HSBC's Asia Push Is Bearing Fruit for CEO Gulliver, at a Cost

In June 2015, HSBC said it would redeploy billions of dollars of assets to Asia, betting on higher returns as China’s economy expanded at a faster pace than Europe or the U.S. Just as the bank was putting an increased emphasis on China, the stock market imploded, but Gulliver stuck to his guns, saying the meltdown didn’t alter the country’s strong fundamentals.

“Our pivot to Asia is driving higher returns and lending growth, particularly in Hong Kong and the Pearl River Delta,” Gulliver said in Monday’s statement.
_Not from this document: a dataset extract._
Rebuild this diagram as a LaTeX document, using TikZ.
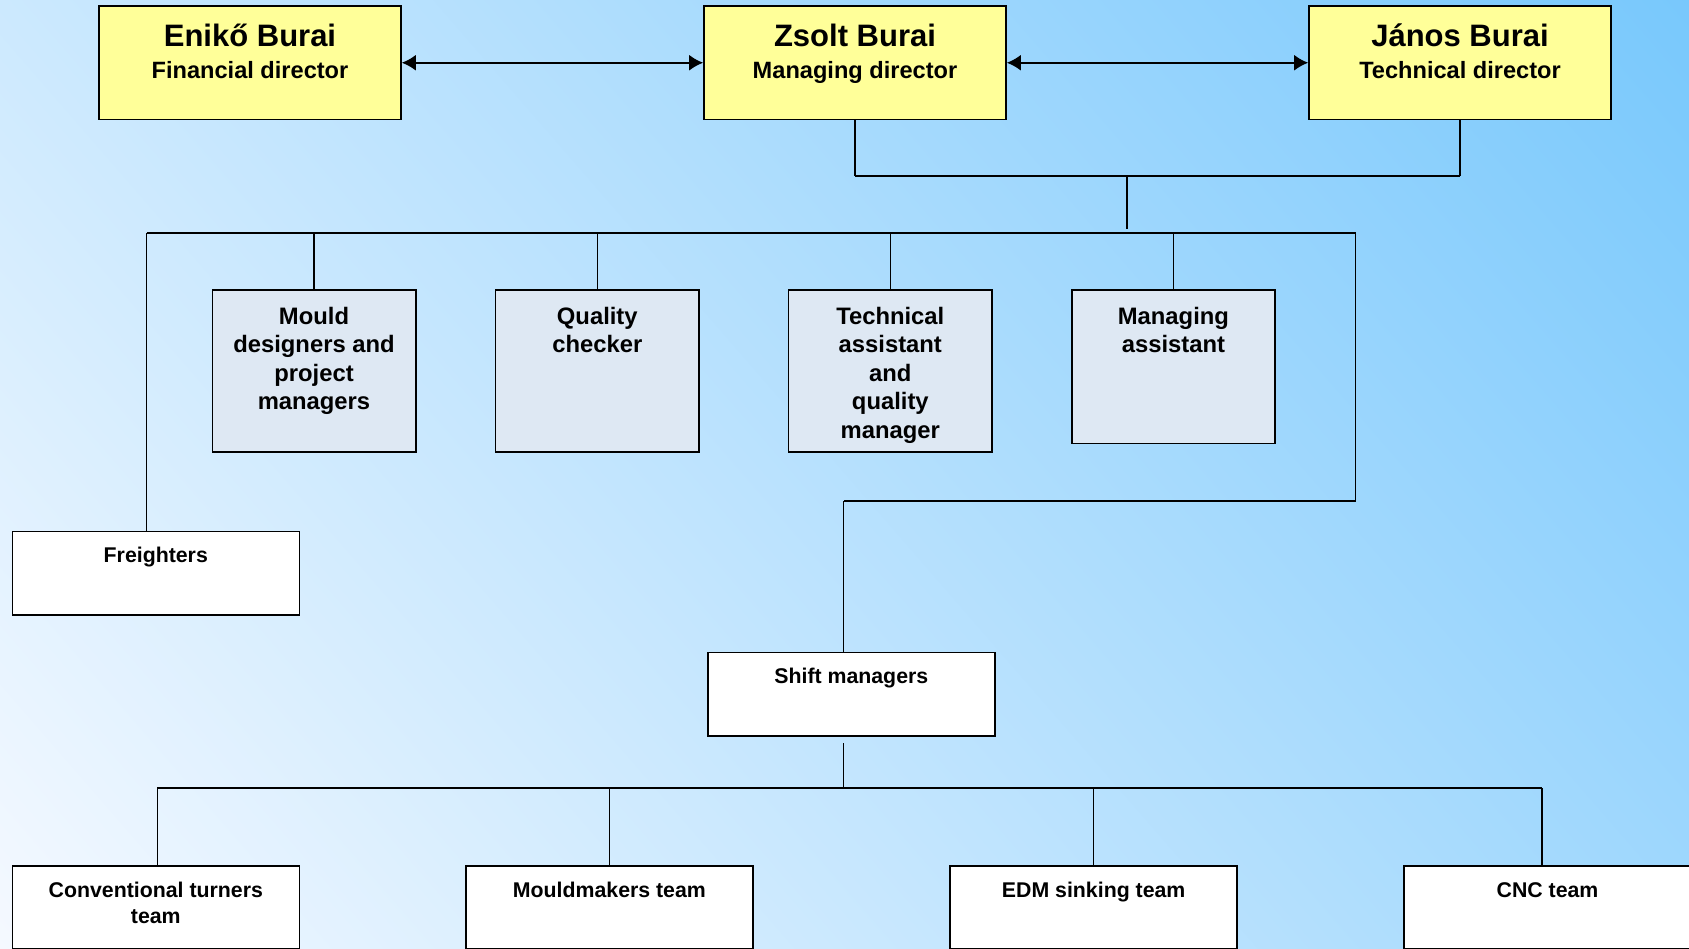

During the quarter, HSBC added $1.1 billion of loans in Guangdong, the southern Chinese province where the lender has targeted expansion.

Costly Miss

HSBC generated $13 billion of revenue, adjusted for “significant” one-off items, which beat the average $12.7 billion estimate of 15 analysts compiled by the firm. Adjusted pretax profit for the third quarter fell 1 percent to $5.44 billion, compared with a projection of $5.41 billion. Dampening sentiment, operating costs rose 7 percent to $7.8 billion, missing the $7.3 billion analysts expected.

“Overall the cost miss is likely to disappoint some, although the reiteration of 2017 cost guidance should limit the impact,” Keefe, Bruyette & Woods analysts Richard Smith and Edward Firth said in a note. The miss “implies small earnings reductions near term.”

HSBC's Asia Push Is Bearing Fruit for CEO Gulliver, at a Cost

Revenue rose slower than costs -- a measure the bank calls jaws -- which management has identified as a strategic issue to address. Adjusted jaws was a negative 4.9 percent. The bank still expects jaws to be positive for the full year, Mackay said.

Much of the $200 million reinvested in the business was spent on technology, specifically the retail bank’s mobile-banking applications, he said. In September, analysts at Autonomous Research criticized HSBC’s app and called the lender a “laggard” in innovation. Backing up that critique, the firm’s British online services were interrupted on Friday last week and again on Monday.

At the securities unit, the bank’s traders fared better in the third quarter than others in the City of London. Fixed-income and currency trading revenue dropped only 5 percent, compared with the 34 percent plunge in the same business Barclays Plc reported last week. HSBC said it increased its market share in European rates and credit trading.

Buyback Boost

“We’d already apologized earlier for doubting HSBC’s ability to grow its massive global franchises, and we’re happy to apologize again on the back of these strong quarterly results,” Cenkos Securities Plc analyst Sandy Chen said in note. “HSBC’s premium rating already reflects the market’s confidence that this growth is sustainable, and these expectations could accelerate further if rate hikes spread globally.”

The shares have been rising this year after the bank unveiled plans to repurchase $5.5 billion of stock, with executives hinting they’re prepared to do more as the firm’s capital buffer grows. The firm’s common equity Tier 1 ratio retreated to 14.6 percent from 14.7 percent at the end of June, above its target range of 12 percent to 13 percent.

Mackay has previously said as much as $8 billion could be repatriated from its U.S. operations and a portion of this would be allocated to buybacks. HSBC’s North American unit passed a Federal Reserve stress test in June, clearing the way for more than $3 billion of capital to be returned to shareholders, analysts said at the time.

Hard Brexit

Despite making progress, Gulliver has still left his successor with work to do. Return on equity was below the bank’s target of more than 10 percent, coming in at 7.1 percent. Mackay said the bank wouldn’t exceed the goal this year.

Incoming CEO Flint will also have to navigate the bank through the U.K.’s divorce from the European Union. Executives said Monday they will wait as "as long as we possibly can" before moving up to 1,000 investment bankers to Paris, but still expect costs to be as high as $300 million as the bank is planning for a “pretty hard Brexit,” Mackay said.